Oxygen is one of the most abundant elements on Earth, making up about 21% of the atmosphere and nearly half of the Earth’s crust by weight, primarily bound within various minerals. This element is classified as a highly reactive nonmetal, which means it readily combines with most other elements to form new compounds. A chemical reaction involving a substance combining with oxygen is broadly known as oxidation, and the resulting compounds are called oxides. This process is responsible for many everyday phenomena, ranging from the slow decay of metals to the rapid release of energy in combustion.
The Fundamental Chemistry of Oxidation
Oxygen’s strong tendency to react stems from its electron configuration, which leaves it two electrons short of a stable outer shell, similar to a noble gas. This electron “hunger” is quantified by its high electronegativity, a measure of an atom’s ability to attract electrons. Oxygen is the second most electronegative element, surpassed only by fluorine. This characteristic makes oxygen a powerful oxidizing agent, meaning it causes other substances to lose electrons.

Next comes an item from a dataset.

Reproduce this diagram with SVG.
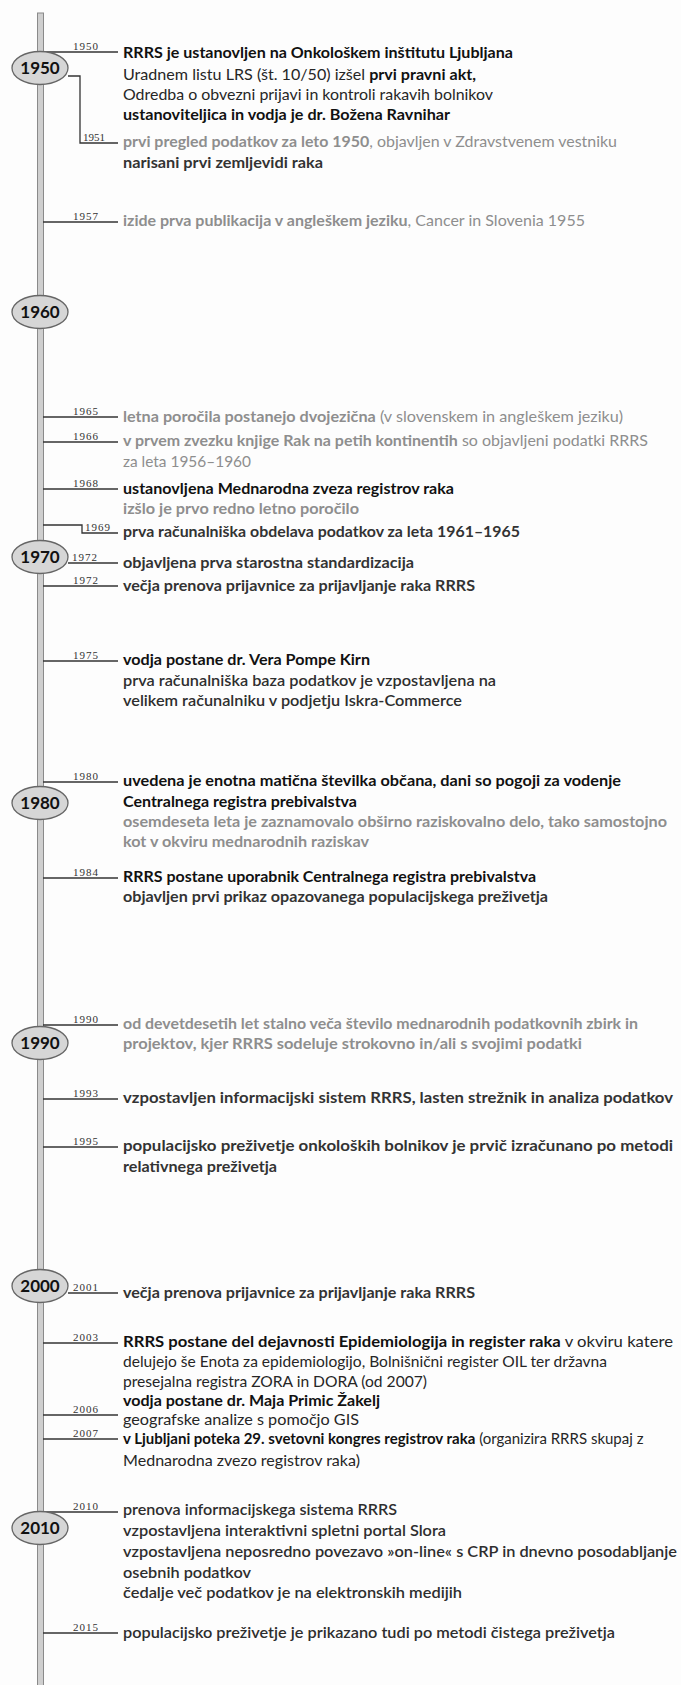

When oxygen reacts with another element, the nature of the bond formed depends on the partner element’s own electron-holding ability. If the partner element has a low electronegativity, oxygen will essentially strip electrons away, resulting in an ionic bond. Conversely, if oxygen reacts with an element that has a similarly high electronegativity, they will share electrons to form a covalent bond. In both cases, the partner element is said to be oxidized because it has effectively lost control over its electrons to the more demanding oxygen atom.
Reactions of Metals: Forming Basic Oxides
Metals generally have low electronegativity, making them eager to lose electrons, which aligns perfectly with oxygen’s need to gain them. The reaction between a metal and oxygen typically involves the metal atom transferring its valence electrons to the oxygen atom, forming an ionic compound known as a metal oxide. The ease and speed of this reaction vary widely depending on the specific metal’s position on the periodic table.
Highly reactive metals, such as the alkali metals (Group 1 like sodium and potassium) and alkaline earth metals (Group 2 like magnesium and calcium), react spontaneously and often vigorously with oxygen. For instance, sodium reacts so quickly that it must be stored under oil to prevent immediate oxidation upon exposure to air. Magnesium, while slightly less reactive than sodium, burns with an intense, bright flame when ignited, forming magnesium oxide. These reactions are examples of rapid oxidation, often characterized as combustion.
Transition metals, such as iron and copper, show a much slower reaction rate under normal atmospheric conditions. The familiar process of iron rusting is a form of slow oxidation, where iron reacts with oxygen and moisture to form iron oxide (rust) over an extended period. The resulting metal oxides are characterized as basic oxides because they react with water to form hydroxides, which are bases. For example, sodium oxide reacts with water to produce sodium hydroxide, a strong base.
Reactions of Nonmetals and Metalloids
The reaction of oxygen with nonmetals involves a different bonding mechanism compared to metals. Since nonmetals also have relatively high electronegativities, they tend to share electrons with oxygen rather than fully transfer them, resulting in the formation of covalent bonds. The compounds formed are nonmetal oxides, which exhibit varied chemical properties and structures. Carbon, for instance, can react with oxygen to form carbon monoxide (\(\text{CO}\)) when oxygen supply is limited, or carbon dioxide (\(\text{CO}_2\)) when oxygen is plentiful.
Nonmetal oxides are generally classified as acidic oxides because they react with water to produce acidic solutions. Sulfur, a common nonmetal, reacts with oxygen to form sulfur dioxide (\(\text{SO}_2\)), which then dissolves in water to create sulfurous acid. Similarly, nitrogen oxides, such as nitrogen dioxide (\(\text{NO}_2\)), are formed, and they contribute to the formation of nitric acid in the atmosphere. This acidic nature is a significant factor in environmental issues like acid rain.
Some nonmetal oxides, like carbon monoxide (\(\text{CO}\)) and nitrous oxide (\(\text{N}_2\text{O}\)), are considered neutral oxides as they do not react with acids or bases. Metalloids, elements like silicon that possess properties of both metals and nonmetals, also react with oxygen to form oxides, such as silicon dioxide (\(\text{SiO}_2\)), which is the primary component of sand and quartz. Finally, the noble gases (Group 18), such as neon and argon, are the only elements that do not readily react with oxygen due to their completely filled outer electron shells, making them chemically inert.